I actually believe that scones are much more than they seem: Scones have a unique way of making you feel either sophisticated or Bohemian. Enjoy them with tea in the afternoon, and you're almost royalty. Walk through the bustling market with a scone in hand, and suddenly you're living an artist's life.
The best scones I've had to date were at Pike's Place Market in Seattle. We were in the area for a few days a couple of summers ago, and we had the opportunity to frequent a particular bakery on several mornings. Scones were baked fresh early in the morning and wrapped in paper for easy carrying. There, I could pick up a crumbly, not too sweet scone and enjoy it with a caramel latte on those cool Seattle mornings. Paradise, in my book.
Sadly, the scones in our neck of the woods are not on a level with those in Seattle. They tend to be overly dry, sometimes hard as a rock. Knowing my longing for good scones, my aunt bought me several quick scone mixes from King Arthur Flour. Those mixes were so easy to work with, and the scones they produced were surprisingly good. This week, emboldened by my success with the quick mixes, I decided to try making scones from scratch. I'm not particularly adept in the kitchen (some would actually say I am INEPT), so you can imagine my surprise when these scones came out of the oven with a golden color and perfectly crumbly texture.
If you enjoy scones, the quick mixes and many recipes are available at this website: King Arthur Flour Believe me, I'll be trying more of these recipes this winter. I may not get that Bohemian feeling I had in Seattle, but at least it will be fun trying.

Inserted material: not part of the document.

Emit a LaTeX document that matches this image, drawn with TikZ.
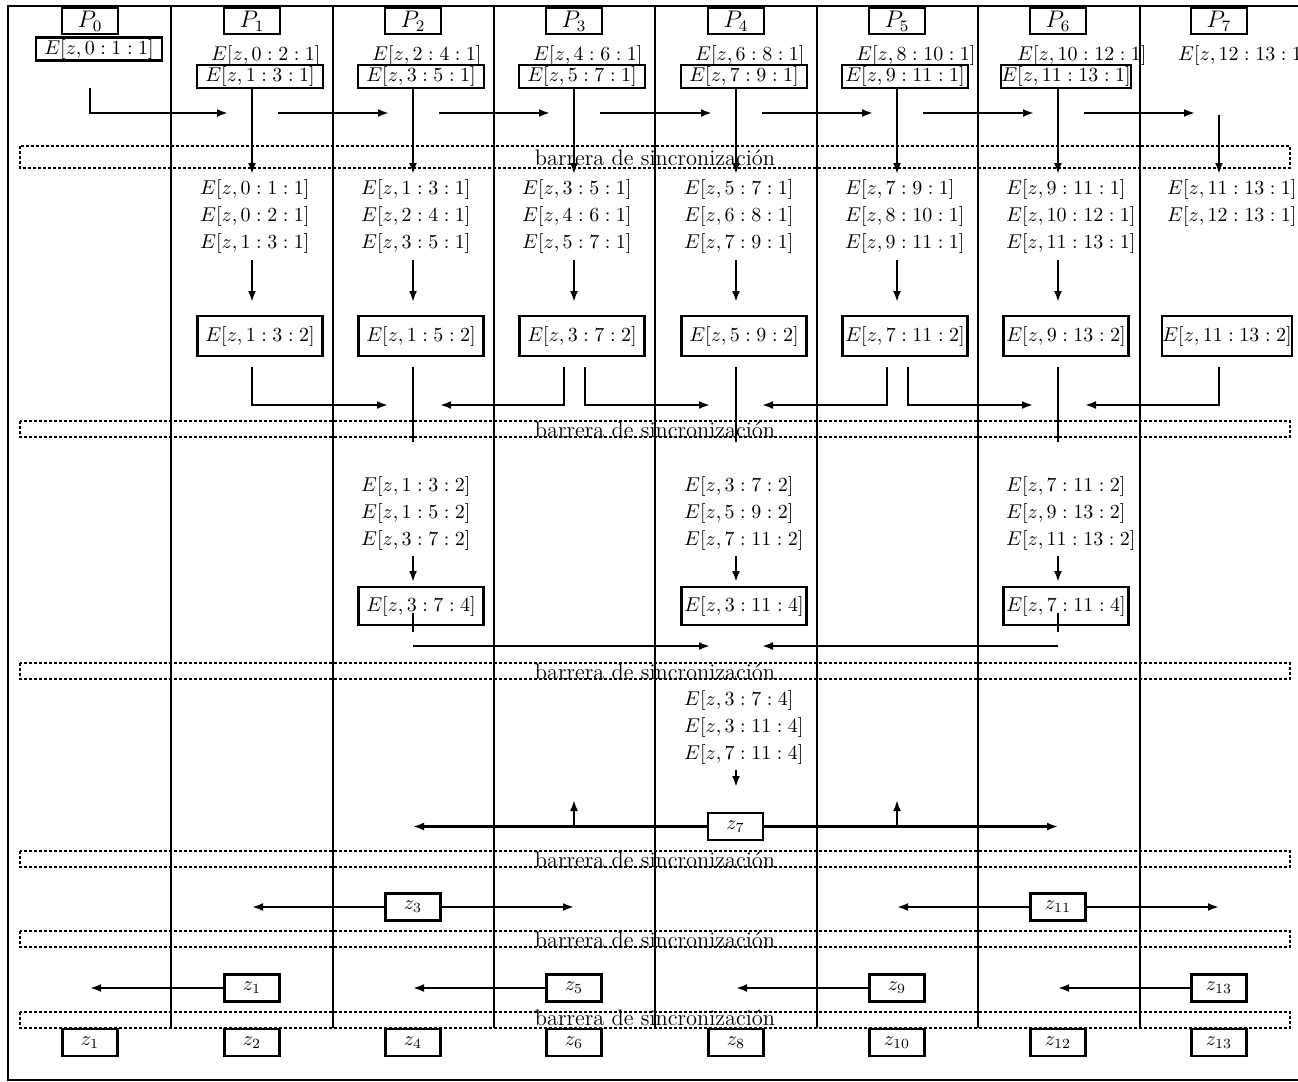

A classic flavor combination -- cranberry and orange -- is highlighted in these scones.
1 3/4 cups King Arthur 100% White Whole Wheat Flour (I used regular flour)
3 tablespoons sugar (next time, I'll add a bit more sugar)
2 1/2 teaspoons baking powder
1/2 teaspoon salt
1/2 teaspoon allspice
5 tablespoons unsalted butter, chilled, cut into pieces
1/2 cup dried cranberries (I used Craisins)
6 tablespoons half and half
1 large egg, beaten to blend
2 tablespoons grated orange peel OR 1/2 teaspoon orange oil (I used orange extract)
In a medium-sized mixing bowl, sift together the dry ingredients, then add the butter, rubbing it in till the mixture resembles coarse meal. Stir in the cranberries.
In a separate bowl, whisk together the half and half, egg and orange peel or oil. Add this mixture to the flour mixture and stir till the dough just comes together. Transfer it to a lightly floured work surface, knead it a couple of times, and shape it into a 1/2-inch thick round. Cut the round in half, and each half into 5 wedges.
Separate the wedges, and transfer them to a nonstick or parchment-lined (or lightly greased) baking sheet. Bake the scones in a preheated 400°F oven for about 10 minutes, or until they're golden brown. Yield: 10 scones. (In my oven, the scones took about 13 minutes to turn golden brown.)